Required work: Reproduce from the records below, with no pictures, exactly the lines between the one containing "Give me the matplotlib source for this chart." and the one containing "g in grades]", inclusive.

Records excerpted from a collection
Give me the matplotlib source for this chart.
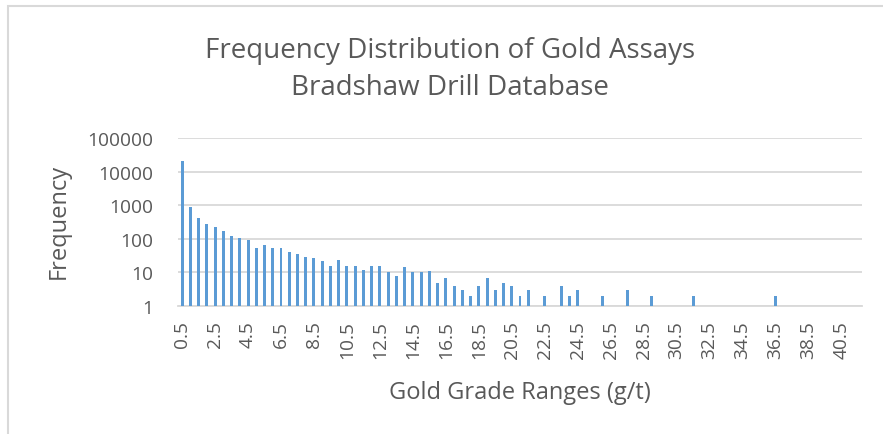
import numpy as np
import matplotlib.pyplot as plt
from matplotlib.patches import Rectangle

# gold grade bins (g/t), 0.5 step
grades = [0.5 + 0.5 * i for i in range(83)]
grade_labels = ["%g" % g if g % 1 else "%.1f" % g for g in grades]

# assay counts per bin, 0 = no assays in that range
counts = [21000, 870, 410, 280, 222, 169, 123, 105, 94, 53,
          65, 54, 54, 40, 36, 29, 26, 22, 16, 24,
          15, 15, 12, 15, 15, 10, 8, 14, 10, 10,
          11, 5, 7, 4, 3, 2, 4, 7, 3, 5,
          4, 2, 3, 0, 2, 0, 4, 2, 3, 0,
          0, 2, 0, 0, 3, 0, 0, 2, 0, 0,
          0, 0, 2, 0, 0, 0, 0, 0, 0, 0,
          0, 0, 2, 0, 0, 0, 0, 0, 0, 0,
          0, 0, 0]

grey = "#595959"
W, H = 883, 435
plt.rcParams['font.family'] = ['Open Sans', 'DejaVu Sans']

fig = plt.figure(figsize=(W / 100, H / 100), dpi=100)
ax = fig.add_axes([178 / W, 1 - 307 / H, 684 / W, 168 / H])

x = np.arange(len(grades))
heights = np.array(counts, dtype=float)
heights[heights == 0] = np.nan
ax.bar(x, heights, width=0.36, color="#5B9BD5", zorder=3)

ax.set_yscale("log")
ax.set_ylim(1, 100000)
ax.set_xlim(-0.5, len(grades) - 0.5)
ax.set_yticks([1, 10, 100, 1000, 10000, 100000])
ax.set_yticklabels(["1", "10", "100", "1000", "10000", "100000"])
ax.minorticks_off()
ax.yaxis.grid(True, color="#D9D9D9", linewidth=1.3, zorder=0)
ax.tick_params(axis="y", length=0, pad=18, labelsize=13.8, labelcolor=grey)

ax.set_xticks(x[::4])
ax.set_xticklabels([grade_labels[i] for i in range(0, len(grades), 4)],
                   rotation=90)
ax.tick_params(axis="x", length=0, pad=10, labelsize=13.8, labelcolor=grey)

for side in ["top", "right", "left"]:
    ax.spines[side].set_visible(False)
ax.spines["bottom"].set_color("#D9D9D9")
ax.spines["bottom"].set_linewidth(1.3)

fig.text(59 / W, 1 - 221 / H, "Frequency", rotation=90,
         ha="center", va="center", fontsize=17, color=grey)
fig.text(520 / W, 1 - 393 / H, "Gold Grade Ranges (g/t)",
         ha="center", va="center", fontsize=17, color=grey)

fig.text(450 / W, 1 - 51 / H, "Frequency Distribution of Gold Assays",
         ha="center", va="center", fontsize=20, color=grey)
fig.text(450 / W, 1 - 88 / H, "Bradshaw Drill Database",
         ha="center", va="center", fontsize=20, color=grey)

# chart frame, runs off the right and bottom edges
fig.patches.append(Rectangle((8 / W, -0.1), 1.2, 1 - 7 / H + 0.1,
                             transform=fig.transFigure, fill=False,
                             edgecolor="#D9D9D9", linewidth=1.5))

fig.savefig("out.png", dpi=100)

...

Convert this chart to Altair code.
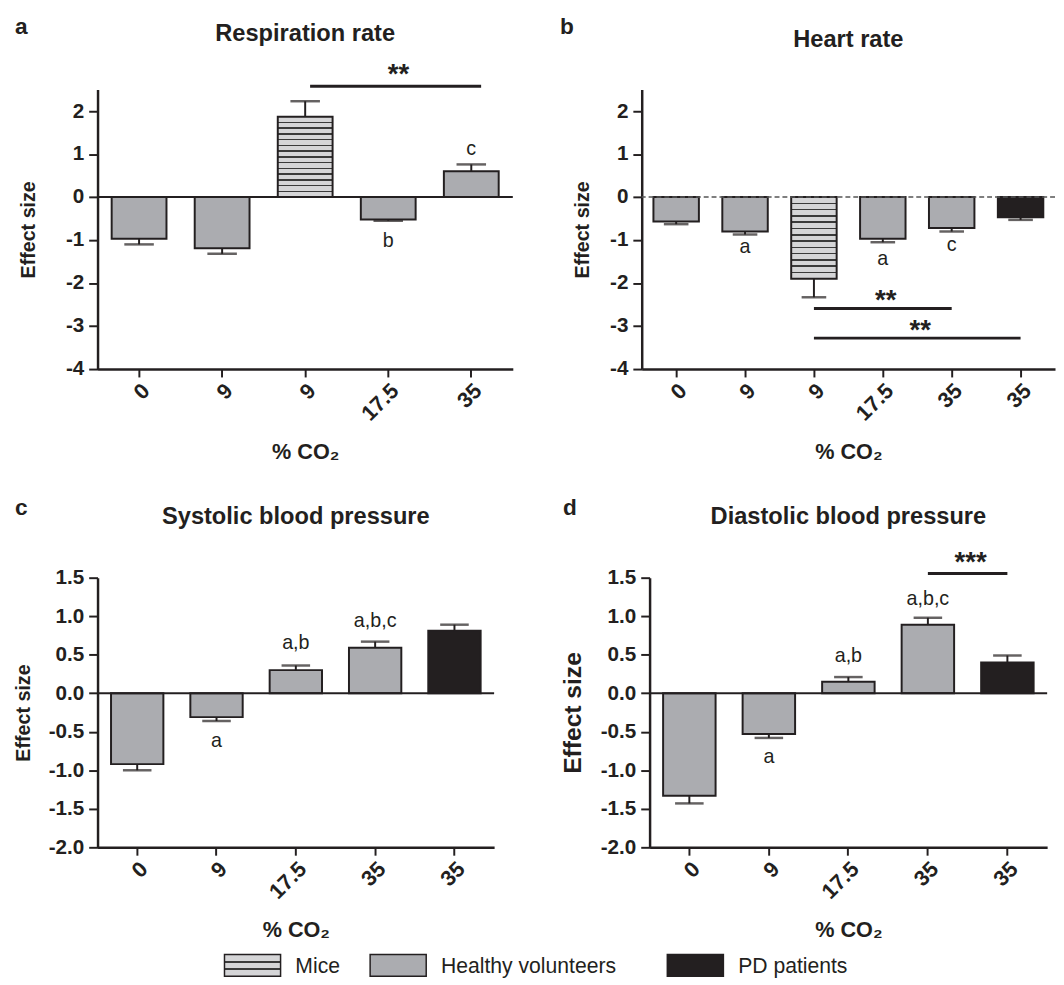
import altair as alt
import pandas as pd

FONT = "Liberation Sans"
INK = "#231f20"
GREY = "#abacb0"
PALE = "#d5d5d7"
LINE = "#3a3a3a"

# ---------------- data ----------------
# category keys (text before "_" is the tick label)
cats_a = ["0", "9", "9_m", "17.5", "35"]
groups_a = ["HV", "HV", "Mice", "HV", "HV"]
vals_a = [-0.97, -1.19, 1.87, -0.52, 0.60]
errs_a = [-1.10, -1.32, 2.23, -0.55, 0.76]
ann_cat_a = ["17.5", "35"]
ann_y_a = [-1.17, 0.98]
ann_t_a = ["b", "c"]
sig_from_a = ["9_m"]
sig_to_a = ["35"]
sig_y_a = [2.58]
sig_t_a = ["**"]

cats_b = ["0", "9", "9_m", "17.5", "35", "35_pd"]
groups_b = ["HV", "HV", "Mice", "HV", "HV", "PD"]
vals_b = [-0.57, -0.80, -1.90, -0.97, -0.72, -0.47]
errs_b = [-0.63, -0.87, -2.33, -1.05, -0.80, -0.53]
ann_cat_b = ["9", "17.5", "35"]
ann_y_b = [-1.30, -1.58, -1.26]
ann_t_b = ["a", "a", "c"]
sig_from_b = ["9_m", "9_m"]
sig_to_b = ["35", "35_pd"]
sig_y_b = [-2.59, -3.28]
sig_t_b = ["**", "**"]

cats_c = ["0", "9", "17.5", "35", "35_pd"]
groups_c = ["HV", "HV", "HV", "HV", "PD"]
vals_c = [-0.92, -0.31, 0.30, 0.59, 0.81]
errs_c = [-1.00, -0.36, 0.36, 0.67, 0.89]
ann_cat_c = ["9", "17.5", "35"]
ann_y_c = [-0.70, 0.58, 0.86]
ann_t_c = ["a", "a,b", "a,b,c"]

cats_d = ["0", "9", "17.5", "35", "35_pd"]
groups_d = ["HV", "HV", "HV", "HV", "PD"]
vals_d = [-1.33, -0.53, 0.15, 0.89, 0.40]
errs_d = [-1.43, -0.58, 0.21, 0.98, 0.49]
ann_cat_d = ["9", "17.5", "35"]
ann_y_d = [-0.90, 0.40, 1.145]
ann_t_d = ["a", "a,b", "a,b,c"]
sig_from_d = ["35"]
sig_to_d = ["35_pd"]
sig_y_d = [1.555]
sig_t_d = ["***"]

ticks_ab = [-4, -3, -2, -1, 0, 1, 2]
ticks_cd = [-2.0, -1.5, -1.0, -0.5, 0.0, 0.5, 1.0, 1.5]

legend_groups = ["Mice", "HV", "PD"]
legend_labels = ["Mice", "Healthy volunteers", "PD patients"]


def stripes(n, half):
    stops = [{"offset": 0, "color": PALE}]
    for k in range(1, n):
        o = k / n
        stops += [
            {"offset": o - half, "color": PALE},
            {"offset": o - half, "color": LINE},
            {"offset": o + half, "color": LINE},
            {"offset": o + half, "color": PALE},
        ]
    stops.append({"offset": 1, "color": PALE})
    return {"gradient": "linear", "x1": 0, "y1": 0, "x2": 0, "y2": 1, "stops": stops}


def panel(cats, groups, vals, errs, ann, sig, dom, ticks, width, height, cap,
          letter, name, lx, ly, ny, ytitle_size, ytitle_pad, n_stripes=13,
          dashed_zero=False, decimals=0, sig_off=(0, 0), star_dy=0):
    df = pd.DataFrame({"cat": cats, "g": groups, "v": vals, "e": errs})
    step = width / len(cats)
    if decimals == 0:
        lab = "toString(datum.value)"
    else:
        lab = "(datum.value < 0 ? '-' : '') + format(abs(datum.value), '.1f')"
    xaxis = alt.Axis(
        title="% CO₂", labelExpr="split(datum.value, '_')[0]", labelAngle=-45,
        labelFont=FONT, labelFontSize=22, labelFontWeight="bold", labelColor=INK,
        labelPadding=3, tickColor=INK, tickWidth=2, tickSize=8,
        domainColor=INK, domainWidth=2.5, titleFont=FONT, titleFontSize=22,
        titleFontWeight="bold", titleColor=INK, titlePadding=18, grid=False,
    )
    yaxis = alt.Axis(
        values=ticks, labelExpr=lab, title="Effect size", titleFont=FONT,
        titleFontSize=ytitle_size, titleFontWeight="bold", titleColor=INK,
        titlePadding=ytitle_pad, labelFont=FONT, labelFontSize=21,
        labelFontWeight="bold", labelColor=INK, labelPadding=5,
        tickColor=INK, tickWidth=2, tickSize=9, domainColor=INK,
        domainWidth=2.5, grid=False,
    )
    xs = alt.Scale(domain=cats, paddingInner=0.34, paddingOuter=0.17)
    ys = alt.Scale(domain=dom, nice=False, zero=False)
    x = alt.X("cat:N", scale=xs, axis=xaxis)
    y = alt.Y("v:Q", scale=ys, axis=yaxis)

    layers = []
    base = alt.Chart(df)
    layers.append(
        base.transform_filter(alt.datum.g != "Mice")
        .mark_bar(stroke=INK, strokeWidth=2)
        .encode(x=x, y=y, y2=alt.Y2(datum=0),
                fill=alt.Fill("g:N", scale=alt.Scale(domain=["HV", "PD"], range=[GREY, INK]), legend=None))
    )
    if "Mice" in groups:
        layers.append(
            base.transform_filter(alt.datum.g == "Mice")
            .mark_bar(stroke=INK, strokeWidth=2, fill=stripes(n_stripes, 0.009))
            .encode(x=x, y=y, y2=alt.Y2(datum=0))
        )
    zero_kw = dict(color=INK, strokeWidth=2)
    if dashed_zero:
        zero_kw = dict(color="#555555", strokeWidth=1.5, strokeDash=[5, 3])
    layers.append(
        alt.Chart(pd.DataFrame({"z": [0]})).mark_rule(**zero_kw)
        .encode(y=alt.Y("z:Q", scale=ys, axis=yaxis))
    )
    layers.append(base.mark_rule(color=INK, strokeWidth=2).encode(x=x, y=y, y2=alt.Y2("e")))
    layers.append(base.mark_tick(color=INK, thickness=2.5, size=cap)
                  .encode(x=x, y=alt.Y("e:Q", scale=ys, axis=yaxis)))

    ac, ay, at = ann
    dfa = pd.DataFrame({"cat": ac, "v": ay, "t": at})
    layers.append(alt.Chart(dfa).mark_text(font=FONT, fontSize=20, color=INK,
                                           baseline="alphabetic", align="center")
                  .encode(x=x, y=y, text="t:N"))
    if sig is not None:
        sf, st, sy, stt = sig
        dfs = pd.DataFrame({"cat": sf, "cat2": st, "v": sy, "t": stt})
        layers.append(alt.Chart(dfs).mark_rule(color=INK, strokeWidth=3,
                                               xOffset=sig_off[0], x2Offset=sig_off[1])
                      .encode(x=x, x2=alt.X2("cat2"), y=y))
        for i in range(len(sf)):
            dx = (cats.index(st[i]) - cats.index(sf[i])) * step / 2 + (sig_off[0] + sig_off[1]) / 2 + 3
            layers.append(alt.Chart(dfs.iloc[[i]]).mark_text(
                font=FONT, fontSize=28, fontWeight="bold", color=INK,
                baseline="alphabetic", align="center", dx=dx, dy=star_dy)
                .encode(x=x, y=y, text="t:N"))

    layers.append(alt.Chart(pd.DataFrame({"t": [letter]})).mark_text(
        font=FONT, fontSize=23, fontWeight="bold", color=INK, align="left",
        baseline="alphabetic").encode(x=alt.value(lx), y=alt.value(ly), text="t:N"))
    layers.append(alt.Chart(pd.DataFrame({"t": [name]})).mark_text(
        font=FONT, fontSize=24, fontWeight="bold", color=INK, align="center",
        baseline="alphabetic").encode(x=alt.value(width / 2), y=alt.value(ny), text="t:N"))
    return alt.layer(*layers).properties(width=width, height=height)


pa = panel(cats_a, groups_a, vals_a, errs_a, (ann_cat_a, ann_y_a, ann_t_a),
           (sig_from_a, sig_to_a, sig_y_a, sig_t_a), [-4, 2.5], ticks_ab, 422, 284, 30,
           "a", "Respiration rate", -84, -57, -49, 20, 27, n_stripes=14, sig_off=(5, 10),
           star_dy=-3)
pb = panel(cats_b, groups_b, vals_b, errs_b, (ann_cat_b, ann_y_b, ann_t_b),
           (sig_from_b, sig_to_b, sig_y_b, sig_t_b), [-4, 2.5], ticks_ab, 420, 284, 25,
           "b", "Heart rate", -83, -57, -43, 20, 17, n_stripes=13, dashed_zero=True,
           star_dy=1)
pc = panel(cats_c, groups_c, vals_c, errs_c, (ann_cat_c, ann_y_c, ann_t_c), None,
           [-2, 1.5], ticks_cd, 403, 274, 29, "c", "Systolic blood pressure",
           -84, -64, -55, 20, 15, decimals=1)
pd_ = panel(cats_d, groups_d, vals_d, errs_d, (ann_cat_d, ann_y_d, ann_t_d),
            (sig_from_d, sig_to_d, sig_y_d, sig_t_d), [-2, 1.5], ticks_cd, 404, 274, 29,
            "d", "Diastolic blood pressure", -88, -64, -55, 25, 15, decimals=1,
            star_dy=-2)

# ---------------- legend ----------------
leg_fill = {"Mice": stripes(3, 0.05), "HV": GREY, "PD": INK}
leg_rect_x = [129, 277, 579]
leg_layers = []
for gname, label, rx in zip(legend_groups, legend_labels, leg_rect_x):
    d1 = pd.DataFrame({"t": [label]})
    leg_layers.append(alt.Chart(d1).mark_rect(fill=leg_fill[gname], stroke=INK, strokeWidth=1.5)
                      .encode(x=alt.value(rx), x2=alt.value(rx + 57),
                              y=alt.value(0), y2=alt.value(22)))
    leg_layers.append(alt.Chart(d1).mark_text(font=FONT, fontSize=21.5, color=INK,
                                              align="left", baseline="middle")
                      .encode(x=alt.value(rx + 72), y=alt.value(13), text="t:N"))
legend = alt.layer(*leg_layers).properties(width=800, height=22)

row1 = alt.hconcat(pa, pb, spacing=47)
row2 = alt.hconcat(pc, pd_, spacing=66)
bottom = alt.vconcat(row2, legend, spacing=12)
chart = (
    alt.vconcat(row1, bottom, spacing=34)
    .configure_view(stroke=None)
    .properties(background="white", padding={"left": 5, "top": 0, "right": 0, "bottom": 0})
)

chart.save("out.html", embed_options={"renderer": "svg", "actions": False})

The output:
Give me the matplotlib source for this chart.
import numpy as np
import matplotlib.pyplot as plt
from matplotlib.patches import Rectangle

# gold grade bins (g/t), 0.5 step
grades = [0.5 + 0.5 * i for i in range(83)]
grade_labels = ["%g" % g if g % 1 else "%.1f" % g for g in grades]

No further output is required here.